A passagem de Meirelles pelo Banco Central foi coroada pelo êxito. Nos idos de 2002, durante a campanha eleitoral, era fortíssima a desconfiança de amplos setores do mercado de que eventual governo de Lula levaria o país a um radicalismo esquerdista absurdo. Ao ponto de o marqueteiro da campanha, e apontado como um dos principais responsáveis pela construção de imagem de um PT menos radical e um “Lulinha paz e amor”, o mago Duda Mendonça, ter escrito um conjunto de princípios que ficou conhecido como ”Carta ao Povo Brasileiro”, onde Lula assegurou que manteria os contratos e não quebraria a ordem natural da economia. Ao contrário, daria prosseguimento à política econômica do presidente Fernando Henrique e corrigiria os pontos negativos.

Inquietação

Ainda assim, e já no final da campanha, quando se esperava a confirmação da vitória de Lula também no segundo turno, a inquietação foi geral. Os preços começaram a subir e a inflação revelou seu lado oculto. Depois da vitória, Lula teria procurado soluções para a economia que criasse laços com a harmonia do mercado e, mais do que isso, pudesse gerar confiança na população, ávida, sim, por mudanças, mas sem pirotecnia esquerdista.

Não foi fácil chegar ao nome de Hen­rique Meirelles, recém-eleito de­pu­tado federal mais votado de Goiás nas eleições de 2002 pelo PSDB. Con­forme se especulou na época, o presidente bateu às portas de muitos economistas e profissionais do mercado, mas ninguém teria topado a empreitada. A desconfiança geral é de que o presidente do BC sob o governo de Lula seria mera figura de­corativa. Sem alternativas, Lula acatou setores que sugeriam Mei­relles. Ele topou, mas pediu certa autonomia para implantar uma política que julgasse eficaz na condução do BC. Lula pagou pra ver, e o casamento se revelou perfeito.

Quando desembarcou na presidência do Banco Central, Meirelles estabeleceu um duro controle da moeda, e apertou as taxas de juros para derrubar a inflação a marretadas. Havia naqueles dias um residual expressivo de inflação de demanda, registrada quando o consumo interno se transforma de solução em problema no eterno e necessário equilíbrio entre produção e abastecimento. Hoje, Levy usa a mesma arma para uma inflação de natureza diferente.
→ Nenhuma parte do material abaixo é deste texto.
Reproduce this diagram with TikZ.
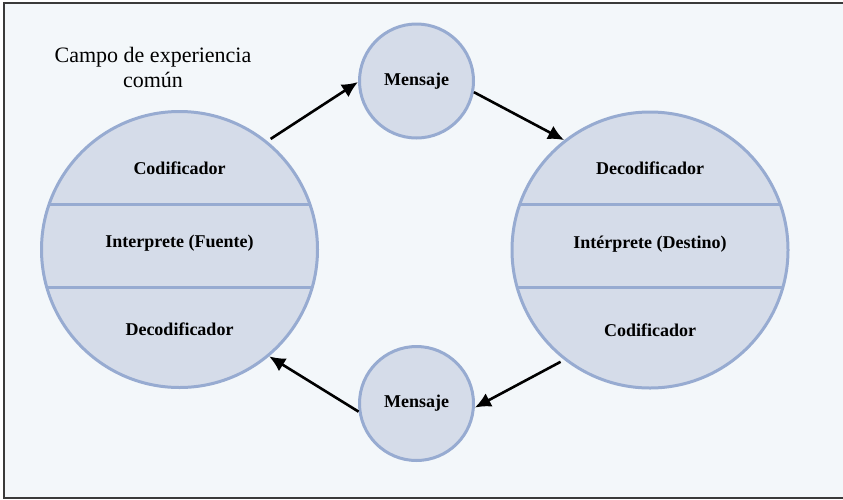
\documentclass[tikz,border=0pt]{standalone}
\usepackage{fontspec}
\setmainfont{Liberation Serif}
\usetikzlibrary{arrows.meta}
\definecolor{fondo}{HTML}{F3F7FA}
\definecolor{relleno}{HTML}{D5DCE9}
\definecolor{borde}{HTML}{97ABD1}
\definecolor{marco}{HTML}{3A3A3A}
\begin{document}
\begin{tikzpicture}
	[x=1pt,y=-1pt,
	every circle node/.style={draw=borde,fill=relleno,line width=3pt,inner sep=0pt},
	grande/.style={minimum size=276pt},
	chico/.style={minimum size=114pt,font=\fontsize{18}{20}\selectfont\bfseries},
	etiqueta/.style={font=\fontsize{18}{20}\selectfont\bfseries},
	division/.style={draw=borde,line width=3pt},
	flecha/.style={draw,line width=2.6pt,-{Latex[length=16pt,width=15pt]}}]
	\useasboundingbox (0,0) rectangle (843,499);
	\draw[marco,fill=fondo,line width=2pt] (4,3) rectangle (850,498);
	\node[align=center,font=\fontsize{22}{25}\selectfont] (T) at (153,67.5) {Campo de experiencia\\común};
	\node[circle,grande,path picture={
		\draw[division] ([yshift=45.5pt]path picture bounding box.west) -- ([yshift=45.5pt]path picture bounding box.east);
		\draw[division] ([yshift=-37.5pt]path picture bounding box.west) -- ([yshift=-37.5pt]path picture bounding box.east);}]
		(F) at (179.5,249.5) {};
	\node[circle,grande,path picture={
		\draw[division] ([yshift=46pt]path picture bounding box.west) -- ([yshift=46pt]path picture bounding box.east);
		\draw[division] ([yshift=-37pt]path picture bounding box.west) -- ([yshift=-37pt]path picture bounding box.east);}]
		(D) at (650,250) {};
	\node[circle,chico] (M) at (416.5,81) {Mensaje};
	\node[circle,chico] (N) at (416.5,403.5) {Mensaje};
	\node[etiqueta] (F1) at (179.5,168) {Codificador};
	\node[etiqueta] (F2) at (179.5,243.5) {Interprete (Fuente)};
	\node[etiqueta] (F3) at (179.5,329.5) {Decodificador};
	\node[etiqueta] (D1) at (650,168) {Decodificador};
	\node[etiqueta] (D2) at (650,244) {Intérprete (Destino)};
	\node[etiqueta] (D3) at (650,330) {Codificador};
	\path
	(F.51) edge[flecha,shorten <=4pt] (M.181)
	(M.349) edge[flecha] (D.128)
	(D.232) edge[flecha,shorten <=4pt] (N.356)
	(N.188) edge[flecha] (F.310);
\end{tikzpicture}
\end{document}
Não há, e nem houve, excesso de consumo, mas desequilíbrio nas contas do governo. Se corrigido esse problema, a inflação recua naturalmente, desde que não aconteça um processo intenso de reindexação, o que por sinal já começou a ocorrer.

Joaquim Levy: o maior problema é a falta de independência
Joaquim Levy: o maior problema é a falta de independência

Independentemente de qualquer outra coisa, Meirelles seria, sim, o melhor nome para substituir Joaquim Levy no Ministério da Fazenda. Não apenas pelo bom desempenho que teve antes como presidente do Banco Central, mas por ter a confiança do mercado. Ele é melhor porque geraria uma expectativa positiva de mudança de rumos na condução da economia, que ultimamente só tem conseguido gerar notícias ruins. Meirelles representaria, portanto, uma injeção de ânimo.
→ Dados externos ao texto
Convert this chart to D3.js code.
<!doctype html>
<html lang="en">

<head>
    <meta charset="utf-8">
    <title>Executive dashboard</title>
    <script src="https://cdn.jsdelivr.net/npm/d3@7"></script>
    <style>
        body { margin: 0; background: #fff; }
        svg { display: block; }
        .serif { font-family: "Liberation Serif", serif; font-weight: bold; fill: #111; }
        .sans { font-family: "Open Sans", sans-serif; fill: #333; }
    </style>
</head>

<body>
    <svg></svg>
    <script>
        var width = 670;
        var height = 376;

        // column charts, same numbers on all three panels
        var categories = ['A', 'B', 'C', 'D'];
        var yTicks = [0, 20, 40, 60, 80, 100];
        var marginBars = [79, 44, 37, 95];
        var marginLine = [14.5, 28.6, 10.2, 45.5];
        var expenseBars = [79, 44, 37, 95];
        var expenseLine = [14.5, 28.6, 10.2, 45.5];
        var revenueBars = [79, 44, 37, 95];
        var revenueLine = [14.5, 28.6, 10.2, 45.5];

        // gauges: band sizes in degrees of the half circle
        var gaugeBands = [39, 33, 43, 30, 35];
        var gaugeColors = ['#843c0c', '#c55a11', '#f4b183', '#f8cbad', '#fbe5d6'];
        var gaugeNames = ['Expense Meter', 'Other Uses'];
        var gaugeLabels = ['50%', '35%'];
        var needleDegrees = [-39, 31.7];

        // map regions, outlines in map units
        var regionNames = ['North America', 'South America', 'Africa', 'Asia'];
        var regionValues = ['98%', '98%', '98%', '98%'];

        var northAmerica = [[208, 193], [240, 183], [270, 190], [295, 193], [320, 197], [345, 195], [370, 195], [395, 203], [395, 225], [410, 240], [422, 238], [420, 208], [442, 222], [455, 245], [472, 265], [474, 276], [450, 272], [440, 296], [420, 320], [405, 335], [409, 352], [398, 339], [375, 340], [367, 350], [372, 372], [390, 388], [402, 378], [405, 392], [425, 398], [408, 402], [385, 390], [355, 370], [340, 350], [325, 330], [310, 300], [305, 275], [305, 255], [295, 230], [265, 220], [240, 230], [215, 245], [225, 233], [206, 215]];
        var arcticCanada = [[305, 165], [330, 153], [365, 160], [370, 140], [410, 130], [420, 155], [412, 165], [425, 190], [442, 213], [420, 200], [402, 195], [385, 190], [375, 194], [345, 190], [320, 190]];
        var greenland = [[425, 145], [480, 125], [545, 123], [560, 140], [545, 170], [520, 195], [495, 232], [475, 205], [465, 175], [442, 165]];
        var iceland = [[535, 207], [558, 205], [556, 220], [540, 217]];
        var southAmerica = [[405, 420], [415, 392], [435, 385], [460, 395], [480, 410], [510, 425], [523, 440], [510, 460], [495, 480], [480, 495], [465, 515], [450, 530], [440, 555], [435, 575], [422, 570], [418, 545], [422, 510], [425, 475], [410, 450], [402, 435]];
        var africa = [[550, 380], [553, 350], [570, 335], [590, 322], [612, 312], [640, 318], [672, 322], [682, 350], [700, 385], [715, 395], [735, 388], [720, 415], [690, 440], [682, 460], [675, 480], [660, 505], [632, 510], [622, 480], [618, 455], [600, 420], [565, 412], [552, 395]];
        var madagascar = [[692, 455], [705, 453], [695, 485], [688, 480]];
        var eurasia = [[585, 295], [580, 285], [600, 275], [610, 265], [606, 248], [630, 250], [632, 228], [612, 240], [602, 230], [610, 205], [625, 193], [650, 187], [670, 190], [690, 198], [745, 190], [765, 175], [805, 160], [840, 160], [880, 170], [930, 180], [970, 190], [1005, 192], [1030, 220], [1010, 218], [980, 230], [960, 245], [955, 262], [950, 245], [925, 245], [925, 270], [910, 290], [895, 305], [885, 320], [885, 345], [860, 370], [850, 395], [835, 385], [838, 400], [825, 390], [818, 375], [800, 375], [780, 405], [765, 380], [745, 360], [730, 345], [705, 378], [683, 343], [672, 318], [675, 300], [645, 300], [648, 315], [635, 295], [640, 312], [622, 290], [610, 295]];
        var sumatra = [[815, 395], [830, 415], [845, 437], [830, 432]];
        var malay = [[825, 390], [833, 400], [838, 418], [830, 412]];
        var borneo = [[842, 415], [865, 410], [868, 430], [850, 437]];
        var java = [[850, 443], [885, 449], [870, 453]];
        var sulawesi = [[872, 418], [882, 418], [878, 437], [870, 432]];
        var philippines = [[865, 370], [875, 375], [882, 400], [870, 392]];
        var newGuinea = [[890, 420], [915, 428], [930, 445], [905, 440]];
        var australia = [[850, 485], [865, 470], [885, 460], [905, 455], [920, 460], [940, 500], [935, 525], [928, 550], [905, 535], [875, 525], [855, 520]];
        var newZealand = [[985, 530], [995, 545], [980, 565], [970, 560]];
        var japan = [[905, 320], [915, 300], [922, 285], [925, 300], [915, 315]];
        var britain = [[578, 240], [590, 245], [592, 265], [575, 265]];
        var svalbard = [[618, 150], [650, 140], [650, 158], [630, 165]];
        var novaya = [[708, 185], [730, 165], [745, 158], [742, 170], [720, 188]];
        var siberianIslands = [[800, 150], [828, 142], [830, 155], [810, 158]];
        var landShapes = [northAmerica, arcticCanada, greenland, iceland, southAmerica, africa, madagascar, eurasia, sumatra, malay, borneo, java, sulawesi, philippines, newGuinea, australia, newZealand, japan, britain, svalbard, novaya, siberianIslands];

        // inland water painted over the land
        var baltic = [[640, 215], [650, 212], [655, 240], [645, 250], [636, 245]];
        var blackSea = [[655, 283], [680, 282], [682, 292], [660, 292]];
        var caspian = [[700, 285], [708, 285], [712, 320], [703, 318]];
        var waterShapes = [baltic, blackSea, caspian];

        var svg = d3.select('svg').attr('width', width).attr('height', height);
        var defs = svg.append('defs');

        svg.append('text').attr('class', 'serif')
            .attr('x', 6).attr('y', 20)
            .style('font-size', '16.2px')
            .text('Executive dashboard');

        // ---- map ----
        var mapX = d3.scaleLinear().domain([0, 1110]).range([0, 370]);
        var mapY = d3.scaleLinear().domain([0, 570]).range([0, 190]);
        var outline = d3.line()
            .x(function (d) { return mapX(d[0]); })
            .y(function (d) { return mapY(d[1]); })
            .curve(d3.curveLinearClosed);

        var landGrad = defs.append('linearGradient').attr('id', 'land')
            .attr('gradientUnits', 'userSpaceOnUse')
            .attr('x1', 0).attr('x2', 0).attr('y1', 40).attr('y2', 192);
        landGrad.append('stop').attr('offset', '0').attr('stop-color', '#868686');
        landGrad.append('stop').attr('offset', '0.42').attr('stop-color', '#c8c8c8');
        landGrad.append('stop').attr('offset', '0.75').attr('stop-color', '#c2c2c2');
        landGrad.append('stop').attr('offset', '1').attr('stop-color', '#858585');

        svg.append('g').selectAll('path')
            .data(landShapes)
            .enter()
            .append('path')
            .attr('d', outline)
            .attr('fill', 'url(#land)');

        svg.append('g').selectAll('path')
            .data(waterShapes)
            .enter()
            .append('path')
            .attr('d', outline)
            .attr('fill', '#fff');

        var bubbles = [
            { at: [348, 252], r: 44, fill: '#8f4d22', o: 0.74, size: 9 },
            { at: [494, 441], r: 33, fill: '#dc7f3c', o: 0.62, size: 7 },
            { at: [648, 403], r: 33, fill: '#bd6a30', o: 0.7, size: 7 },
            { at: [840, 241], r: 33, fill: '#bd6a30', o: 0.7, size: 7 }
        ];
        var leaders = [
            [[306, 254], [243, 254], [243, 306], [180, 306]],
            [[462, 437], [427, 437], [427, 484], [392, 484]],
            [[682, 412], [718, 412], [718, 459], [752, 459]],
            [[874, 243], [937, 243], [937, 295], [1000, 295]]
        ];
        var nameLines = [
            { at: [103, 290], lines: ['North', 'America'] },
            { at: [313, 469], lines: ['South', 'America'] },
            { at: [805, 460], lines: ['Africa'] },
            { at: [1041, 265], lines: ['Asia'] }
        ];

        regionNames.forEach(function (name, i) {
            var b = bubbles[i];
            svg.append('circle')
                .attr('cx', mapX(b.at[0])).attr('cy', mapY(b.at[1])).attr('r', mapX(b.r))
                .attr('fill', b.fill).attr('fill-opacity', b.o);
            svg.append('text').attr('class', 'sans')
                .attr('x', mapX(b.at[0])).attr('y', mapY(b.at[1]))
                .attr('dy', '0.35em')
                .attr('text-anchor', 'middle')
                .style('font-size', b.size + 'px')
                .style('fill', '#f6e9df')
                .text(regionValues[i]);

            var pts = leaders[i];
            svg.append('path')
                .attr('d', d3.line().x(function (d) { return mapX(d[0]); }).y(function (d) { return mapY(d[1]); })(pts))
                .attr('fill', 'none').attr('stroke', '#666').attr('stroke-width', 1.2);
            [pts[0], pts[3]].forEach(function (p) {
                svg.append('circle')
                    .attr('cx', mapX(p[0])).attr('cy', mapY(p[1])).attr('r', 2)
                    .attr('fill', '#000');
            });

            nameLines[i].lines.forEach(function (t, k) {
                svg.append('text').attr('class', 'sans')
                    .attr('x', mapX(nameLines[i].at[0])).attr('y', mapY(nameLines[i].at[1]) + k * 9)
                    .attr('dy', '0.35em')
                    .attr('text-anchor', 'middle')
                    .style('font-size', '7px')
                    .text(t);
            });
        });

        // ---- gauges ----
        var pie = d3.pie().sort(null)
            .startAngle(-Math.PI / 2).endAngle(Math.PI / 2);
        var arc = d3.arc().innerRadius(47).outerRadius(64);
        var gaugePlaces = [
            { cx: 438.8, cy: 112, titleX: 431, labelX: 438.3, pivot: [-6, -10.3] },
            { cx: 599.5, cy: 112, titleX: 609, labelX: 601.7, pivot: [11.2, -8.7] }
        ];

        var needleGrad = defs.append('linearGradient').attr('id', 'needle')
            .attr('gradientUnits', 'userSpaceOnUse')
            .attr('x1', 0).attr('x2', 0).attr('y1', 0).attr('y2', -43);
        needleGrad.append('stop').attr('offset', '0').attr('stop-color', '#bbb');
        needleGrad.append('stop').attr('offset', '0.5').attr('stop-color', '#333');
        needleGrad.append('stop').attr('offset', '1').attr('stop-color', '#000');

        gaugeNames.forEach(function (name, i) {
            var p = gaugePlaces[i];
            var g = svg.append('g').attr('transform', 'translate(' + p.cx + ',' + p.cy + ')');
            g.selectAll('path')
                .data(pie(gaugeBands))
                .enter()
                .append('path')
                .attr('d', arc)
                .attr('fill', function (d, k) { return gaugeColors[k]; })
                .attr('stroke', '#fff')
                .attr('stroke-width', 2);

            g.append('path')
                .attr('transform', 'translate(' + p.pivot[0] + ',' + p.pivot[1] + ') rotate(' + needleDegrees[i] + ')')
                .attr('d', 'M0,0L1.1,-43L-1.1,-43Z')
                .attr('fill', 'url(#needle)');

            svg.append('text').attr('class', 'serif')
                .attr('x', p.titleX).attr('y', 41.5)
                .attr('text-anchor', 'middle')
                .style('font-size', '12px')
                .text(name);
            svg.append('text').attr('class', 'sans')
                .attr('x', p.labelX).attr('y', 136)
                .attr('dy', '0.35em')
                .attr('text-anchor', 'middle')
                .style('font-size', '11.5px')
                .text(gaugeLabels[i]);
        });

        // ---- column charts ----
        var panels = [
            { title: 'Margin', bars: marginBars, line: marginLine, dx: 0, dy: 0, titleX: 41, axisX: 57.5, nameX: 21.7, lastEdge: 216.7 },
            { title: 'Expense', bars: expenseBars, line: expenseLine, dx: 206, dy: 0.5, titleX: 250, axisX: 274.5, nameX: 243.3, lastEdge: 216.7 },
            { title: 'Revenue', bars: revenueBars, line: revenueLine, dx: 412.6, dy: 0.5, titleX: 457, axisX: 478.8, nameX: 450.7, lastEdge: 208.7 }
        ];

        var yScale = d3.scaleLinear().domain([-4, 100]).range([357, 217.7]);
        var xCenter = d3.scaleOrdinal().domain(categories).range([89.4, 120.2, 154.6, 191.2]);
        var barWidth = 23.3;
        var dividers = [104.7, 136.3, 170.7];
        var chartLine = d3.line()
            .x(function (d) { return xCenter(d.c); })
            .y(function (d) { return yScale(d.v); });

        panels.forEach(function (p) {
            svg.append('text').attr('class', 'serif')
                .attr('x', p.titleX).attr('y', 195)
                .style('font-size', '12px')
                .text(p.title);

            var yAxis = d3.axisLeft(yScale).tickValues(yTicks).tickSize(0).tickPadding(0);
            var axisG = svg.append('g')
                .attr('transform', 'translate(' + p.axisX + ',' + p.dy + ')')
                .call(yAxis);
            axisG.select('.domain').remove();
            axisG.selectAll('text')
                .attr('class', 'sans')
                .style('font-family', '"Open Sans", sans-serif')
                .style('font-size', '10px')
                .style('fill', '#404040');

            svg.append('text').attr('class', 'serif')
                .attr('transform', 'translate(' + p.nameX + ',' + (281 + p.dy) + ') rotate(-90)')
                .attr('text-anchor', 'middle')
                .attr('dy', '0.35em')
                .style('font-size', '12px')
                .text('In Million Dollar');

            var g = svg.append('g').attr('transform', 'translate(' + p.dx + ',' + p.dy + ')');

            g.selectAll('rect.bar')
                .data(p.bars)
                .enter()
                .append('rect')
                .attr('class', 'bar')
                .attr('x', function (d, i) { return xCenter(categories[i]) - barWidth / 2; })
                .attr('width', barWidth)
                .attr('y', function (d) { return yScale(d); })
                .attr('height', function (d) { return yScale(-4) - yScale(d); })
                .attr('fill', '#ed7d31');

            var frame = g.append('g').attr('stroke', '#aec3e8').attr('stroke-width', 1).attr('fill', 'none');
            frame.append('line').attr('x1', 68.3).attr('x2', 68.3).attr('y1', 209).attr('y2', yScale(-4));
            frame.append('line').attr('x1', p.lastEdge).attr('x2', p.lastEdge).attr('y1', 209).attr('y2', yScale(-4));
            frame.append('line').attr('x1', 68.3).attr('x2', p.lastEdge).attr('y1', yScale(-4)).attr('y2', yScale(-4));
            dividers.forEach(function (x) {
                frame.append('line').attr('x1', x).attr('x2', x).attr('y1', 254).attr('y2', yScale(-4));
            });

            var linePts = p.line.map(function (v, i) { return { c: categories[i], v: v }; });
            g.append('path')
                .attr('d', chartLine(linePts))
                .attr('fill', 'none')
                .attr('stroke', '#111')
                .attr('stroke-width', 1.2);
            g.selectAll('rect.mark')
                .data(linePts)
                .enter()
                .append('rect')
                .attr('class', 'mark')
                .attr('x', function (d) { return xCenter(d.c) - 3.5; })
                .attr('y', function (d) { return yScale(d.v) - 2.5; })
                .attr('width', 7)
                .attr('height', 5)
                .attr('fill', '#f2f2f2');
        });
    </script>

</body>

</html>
Mesmo quando se faz uma comparação analítica com outras situações, ainda assim o ex-presidente do BC leva vantagem. Supondo que num grande acordo nacional, o ministro da Fazenda seja indicado pelo PSDB. O preferido de Aécio Neves, conforme ficou claro durante a campanha eleitoral, é Armínio Fraga. Seria seis por meia dúzia. Armínio deu declarações recentemente fazendo apenas uma crítica leve em relação às medidas adotadas por Levy até agora: prometeria, se fosse ele o ministro, um superávit menor desde o início. É claro que essa situação é absolutamente improvável. Nem o PT gostaria de ter como parceiro o PSDB nem os tucanos aceitariam embarcar como coadjuvantes no governo dos petistas. Vale essa comparação portanto apenas como livre exercício do raciocínio sobre a imagem que poderia ser gerada. Meirelles ganha em todas as situações.
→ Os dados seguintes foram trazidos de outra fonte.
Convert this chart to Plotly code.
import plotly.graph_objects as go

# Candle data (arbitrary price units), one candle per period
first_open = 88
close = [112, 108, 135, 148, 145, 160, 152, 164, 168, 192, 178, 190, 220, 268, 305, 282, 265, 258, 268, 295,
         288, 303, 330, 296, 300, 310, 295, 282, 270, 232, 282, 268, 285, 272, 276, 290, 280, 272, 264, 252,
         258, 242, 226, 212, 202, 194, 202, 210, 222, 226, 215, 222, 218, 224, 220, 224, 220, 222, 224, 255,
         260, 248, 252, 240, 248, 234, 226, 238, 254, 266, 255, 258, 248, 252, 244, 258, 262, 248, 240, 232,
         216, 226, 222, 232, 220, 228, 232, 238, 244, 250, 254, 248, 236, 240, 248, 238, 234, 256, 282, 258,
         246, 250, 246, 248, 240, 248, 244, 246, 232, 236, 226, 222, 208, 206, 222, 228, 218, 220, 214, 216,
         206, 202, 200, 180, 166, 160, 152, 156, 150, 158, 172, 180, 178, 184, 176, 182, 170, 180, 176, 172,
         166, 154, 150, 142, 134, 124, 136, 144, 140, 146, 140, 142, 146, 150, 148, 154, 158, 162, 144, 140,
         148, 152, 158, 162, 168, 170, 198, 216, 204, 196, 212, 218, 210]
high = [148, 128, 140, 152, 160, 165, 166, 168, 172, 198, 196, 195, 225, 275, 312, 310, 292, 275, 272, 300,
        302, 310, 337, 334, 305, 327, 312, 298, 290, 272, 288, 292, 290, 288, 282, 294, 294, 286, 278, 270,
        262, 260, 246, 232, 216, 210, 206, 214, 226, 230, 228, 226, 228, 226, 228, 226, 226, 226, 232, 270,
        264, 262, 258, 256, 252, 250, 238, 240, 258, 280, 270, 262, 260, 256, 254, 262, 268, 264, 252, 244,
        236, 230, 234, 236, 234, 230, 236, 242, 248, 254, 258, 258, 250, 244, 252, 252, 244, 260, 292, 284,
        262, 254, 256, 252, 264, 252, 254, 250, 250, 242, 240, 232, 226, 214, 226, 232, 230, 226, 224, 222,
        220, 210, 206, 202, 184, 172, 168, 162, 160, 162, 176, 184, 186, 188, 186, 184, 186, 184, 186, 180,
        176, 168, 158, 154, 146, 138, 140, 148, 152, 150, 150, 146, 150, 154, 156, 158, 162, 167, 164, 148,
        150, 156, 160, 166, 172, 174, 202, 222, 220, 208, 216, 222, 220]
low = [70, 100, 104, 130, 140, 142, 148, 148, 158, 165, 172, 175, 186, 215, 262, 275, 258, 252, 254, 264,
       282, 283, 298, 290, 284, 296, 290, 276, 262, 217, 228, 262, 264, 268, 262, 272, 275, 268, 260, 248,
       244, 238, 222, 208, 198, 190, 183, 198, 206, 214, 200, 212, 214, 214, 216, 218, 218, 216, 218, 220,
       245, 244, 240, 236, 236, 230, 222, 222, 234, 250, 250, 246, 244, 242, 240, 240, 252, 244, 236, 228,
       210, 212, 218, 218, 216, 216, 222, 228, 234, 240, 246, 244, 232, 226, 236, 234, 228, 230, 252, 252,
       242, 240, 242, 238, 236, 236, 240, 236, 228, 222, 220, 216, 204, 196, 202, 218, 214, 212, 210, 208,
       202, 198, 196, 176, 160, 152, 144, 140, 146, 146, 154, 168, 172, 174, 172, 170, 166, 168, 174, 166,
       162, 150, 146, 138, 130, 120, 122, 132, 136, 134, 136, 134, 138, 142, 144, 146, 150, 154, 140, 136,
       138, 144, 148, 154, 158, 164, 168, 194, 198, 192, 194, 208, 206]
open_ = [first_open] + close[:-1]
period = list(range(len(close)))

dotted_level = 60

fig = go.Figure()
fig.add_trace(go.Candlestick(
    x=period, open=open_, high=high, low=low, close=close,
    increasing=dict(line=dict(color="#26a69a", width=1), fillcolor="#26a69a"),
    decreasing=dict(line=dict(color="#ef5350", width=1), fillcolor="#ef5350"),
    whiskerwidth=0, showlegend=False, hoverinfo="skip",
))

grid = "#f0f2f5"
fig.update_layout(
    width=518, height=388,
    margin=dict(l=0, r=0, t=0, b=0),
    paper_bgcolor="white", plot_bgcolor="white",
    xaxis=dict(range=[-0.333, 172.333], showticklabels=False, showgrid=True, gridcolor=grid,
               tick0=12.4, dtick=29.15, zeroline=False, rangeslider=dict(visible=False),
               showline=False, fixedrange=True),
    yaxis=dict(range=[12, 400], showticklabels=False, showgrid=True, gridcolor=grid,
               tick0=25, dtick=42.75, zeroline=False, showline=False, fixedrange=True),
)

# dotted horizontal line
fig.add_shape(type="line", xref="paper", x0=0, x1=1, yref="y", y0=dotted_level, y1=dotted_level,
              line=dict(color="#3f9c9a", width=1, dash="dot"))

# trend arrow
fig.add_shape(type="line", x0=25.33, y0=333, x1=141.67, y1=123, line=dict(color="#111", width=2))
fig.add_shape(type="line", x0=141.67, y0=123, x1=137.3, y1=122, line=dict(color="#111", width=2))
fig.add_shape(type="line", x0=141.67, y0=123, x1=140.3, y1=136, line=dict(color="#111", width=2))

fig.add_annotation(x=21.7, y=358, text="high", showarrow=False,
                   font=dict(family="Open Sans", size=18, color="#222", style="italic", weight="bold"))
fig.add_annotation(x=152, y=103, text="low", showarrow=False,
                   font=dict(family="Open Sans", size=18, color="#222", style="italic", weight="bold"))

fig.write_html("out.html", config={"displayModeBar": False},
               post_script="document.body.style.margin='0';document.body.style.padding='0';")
Mas ele conseguiria consertar o estrago nas contas públicas? Provavelmente, a reação positiva do mercado em relação ao seu nome não foi desmotivada. Meirelles só toparia essa empreitada perigosa se tivesse plena autonomia para cuidar do dinheiro de uma ponta, a arrecadação, até a outra, os gastos. Levy teve plena poderes para abrir todas os pacotes de maldades que julgou necessário, mas nunca teve pleno controle como Meirelles exige. Ao contrário, o atual ministro vive uma eterna disputa por prestígio com o seu colega do Planejamento, Nelson Barbosa. Isso não poderia dar certo. E não deu. Meirelles, enfim, é a esperança e aposta de que ainda é possível corrigir o que está errado.